I've learned to run the peels of my hardest experiences (the latest and half rotten lemons in an overflowing fruit drawer of such gifts) through the garbage disposal of contemplation, letting their essence freshen the entire system, and get rid of any pesky, smelly sludge in there.

The Preservation Protocols

Here's what they don't tell you about being gifted in a world that often feels upside-down: The very sensitivity that allows you to see hidden patterns also makes you more susceptible to the browning effects of exposure. Your insights, like freshly cut fruit, can turn bitter and break down if left unsealed, unprotected.
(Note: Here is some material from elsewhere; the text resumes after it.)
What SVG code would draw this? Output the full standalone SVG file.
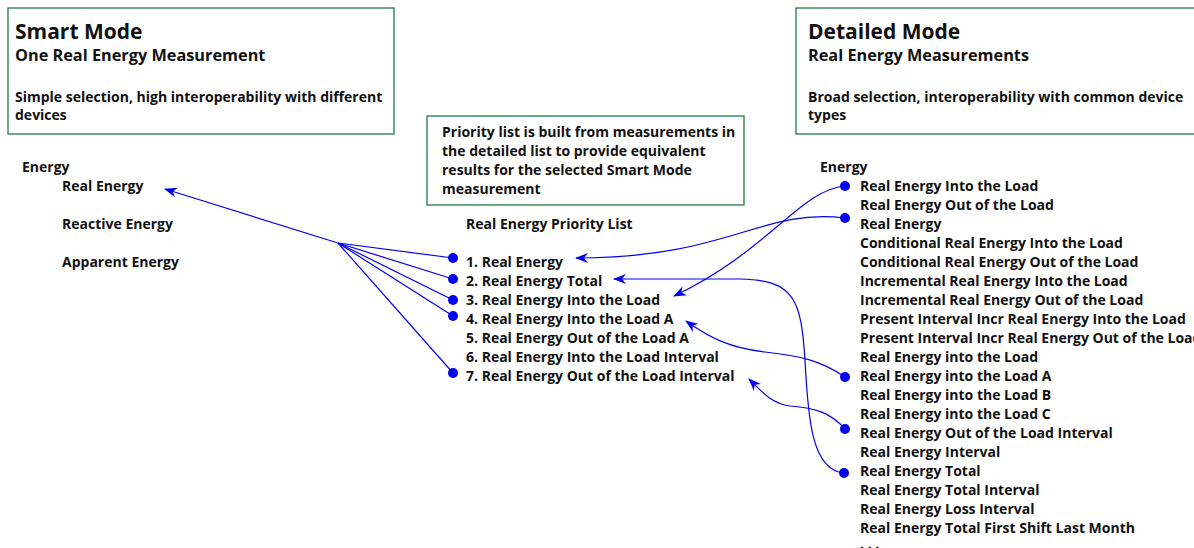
<svg xmlns="http://www.w3.org/2000/svg" width="1194" height="548" viewBox="0 0 1194 548">
<style>
text{font-family:"Open Sans","Noto Sans","Liberation Sans",sans-serif;font-weight:700;fill:#111;font-size:14px}
.t1{font-size:21px}
.t2{font-size:16.3px}
.box{fill:#fff;stroke:#1e7a46;stroke-width:1.3}
.c{fill:none;stroke:#0000f0;stroke-width:1.2}
.d{fill:#0000f0}
</style>
<defs>
<marker id="ah" markerWidth="14" markerHeight="10" refX="12" refY="5" orient="auto" markerUnits="userSpaceOnUse">
<path d="M13,5 L0,0 L4,5 L0,10 z" fill="#0000f0"/>
</marker>
</defs>
<rect width="1194" height="548" fill="#fff"/>
<g id="smart-box">
<rect class="box" x="8" y="8" width="386" height="126"/>
<text class="t1" x="15" y="39">Smart Mode</text>
<text class="t2" x="15" y="61">One Real Energy Measurement</text>
<text x="15" y="102">Simple selection, high interoperability with different</text>
<text x="15" y="120">devices</text>
</g>
<g id="detailed-box">
<rect class="box" x="796" y="8" width="420" height="126"/>
<text class="t1" x="808" y="39">Detailed Mode</text>
<text class="t2" x="808" y="61">Real Energy Measurements</text>
<text x="808" y="102">Broad selection, interoperability with common device</text>
<text x="808" y="120">types</text>
</g>
<g id="priority-note">
<rect class="box" x="427" y="116" width="317" height="89"/>
<text x="442" y="137">Priority list is built from measurements in</text>
<text x="442" y="156">the detailed list to provide equivalent</text>
<text x="442" y="175">results for the selected Smart Mode</text>
<text x="442" y="194">measurement</text>
</g>
<g id="smart-list">
<text x="22" y="172">Energy</text>
<text x="62" y="191">Real Energy</text>
<text x="62" y="229">Reactive Energy</text>
<text x="62" y="267">Apparent Energy</text>
</g>
<g id="priority-list">
<text x="466" y="229">Real Energy Priority List</text>
<text x="466" y="267">1. Real Energy</text>
<text x="466" y="286">2. Real Energy Total</text>
<text x="466" y="305">3. Real Energy Into the Load</text>
<text x="466" y="324">4. Real Energy Into the Load A</text>
<text x="466" y="343">5. Real Energy Out of the Load A</text>
<text x="466" y="362">6. Real Energy Into the Load Interval</text>
<text x="466" y="381">7. Real Energy Out of the Load Interval</text>
</g>
<g id="detailed-list">
<text x="820" y="172">Energy</text>
<text x="860" y="191">Real Energy Into the Load</text>
<text x="860" y="210">Real Energy Out of the Load</text>
<text x="860" y="229">Real Energy</text>
<text x="860" y="248">Conditional Real Energy Into the Load</text>
<text x="860" y="267">Conditional Real Energy Out of the Load</text>
<text x="860" y="286">Incremental Real Energy Into the Load</text>
<text x="860" y="305">Incremental Real Energy Out of the Load</text>
<text x="860" y="324">Present Interval Incr Real Energy Into the Load</text>
<text x="860" y="343">Present Interval Incr Real Energy Out of the Load</text>
<text x="860" y="362">Real Energy into the Load</text>
<text x="860" y="381">Real Energy into the Load A</text>
<text x="860" y="400">Real Energy into the Load B</text>
<text x="860" y="419">Real Energy into the Load C</text>
<text x="860" y="438">Real Energy Out of the Load Interval</text>
<text x="860" y="457">Real Energy Interval</text>
<text x="860" y="476">Real Energy Total</text>
<text x="860" y="495">Real Energy Total Interval</text>
<text x="860" y="514">Real Energy Loss Interval</text>
<text x="860" y="533">Real Energy Total First Shift Last Month</text>
<text x="860" y="549">. . .</text>
</g>
<g id="connectors">
<path class="c" d="M338,243 L165,189" marker-end="url(#ah)"/>
<path class="c" d="M453,258 L338,243"/>
<path class="c" d="M453,279 L338,243"/>
<path class="c" d="M453,300 L338,243"/>
<path class="c" d="M453,316 L338,243"/>
<path class="c" d="M453,373 L338,243"/>
<circle class="d" cx="453" cy="258" r="5"/>
<circle class="d" cx="453" cy="279" r="5"/>
<circle class="d" cx="453" cy="300" r="5"/>
<circle class="d" cx="453" cy="316" r="5"/>
<circle class="d" cx="453" cy="373" r="5"/>
<path class="c" d="M845,186 C800,190 770,250 674,296" marker-end="url(#ah)"/>
<path class="c" d="M845,218 C760,208 730,258 576,258" marker-end="url(#ah)"/>
<path class="c" d="M844,473 C812,470 808,420 805,360 C801,300 795,280 740,279 L614,279" marker-end="url(#ah)"/>
<path class="c" d="M845,377 C820,360 800,356 765,352 C730,348 710,338 686,321" marker-end="url(#ah)"/>
<path class="c" d="M845,429 C830,412 815,408 790,406 C772,404 762,392 749,379" marker-end="url(#ah)"/>
<circle class="d" cx="845" cy="186" r="5"/>
<circle class="d" cx="845" cy="218" r="5"/>
<circle class="d" cx="845" cy="377" r="5"/>
<circle class="d" cx="845" cy="429" r="5"/>
<circle class="d" cx="844" cy="473" r="5"/>
</g>
</svg>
Or even exposed to plain room air for too long.

This is where the preservation properties of life's lemons become essential. That harsh critique that felt like an attack? Its acid helps maintain the color of your authentic voice in a world that wants to blend everything to beige. The low-acid environment of constant praise would have spoiled your work eventually—the lemon of honest feedback keeps it safe for the long journey ahead.

The Deeper Alchemy

After decades of working with life's lemons, I've come to understand something that would have sounded ridiculous to my younger self: The universe isn't handing out random suffering disguised as citrus. It's providing exactly the pH balance your particular genius requires.

Your oversensitive palate, the one that makes you wince at what others find perfectly tolerable? That's precisely what allows you to detect the subtle notes that create transformational work. Your tendency to find everything either too sweet or too bitter? That's your inner alchemist demanding the exact proportions needed for your unique contribution.

The lemons aren't punishment for being too intense, too sensitive, too much. They're the necessary acid that activates the full spectrum of your gifts. It’s not an accident that lemon hides the taste of too much freaking salt.

So the next time life delivers another basket to your door, pause before you start calculating how to turn them into lemonade. Ask instead: What is this particular lemon designed to preserve, illuminate, or cleanse? What transformation is it making possible that no other ingredient could accomplish?

Your laboratory awaits. The real magic happens not when you learn to tolerate the bitterness, but when you master the art of turning sourness into the exact flavor your world has been craving. Against the right backdrop, lemons are sweet.

The universe, it turns out, is a far more sophisticated chef than any of us imagined.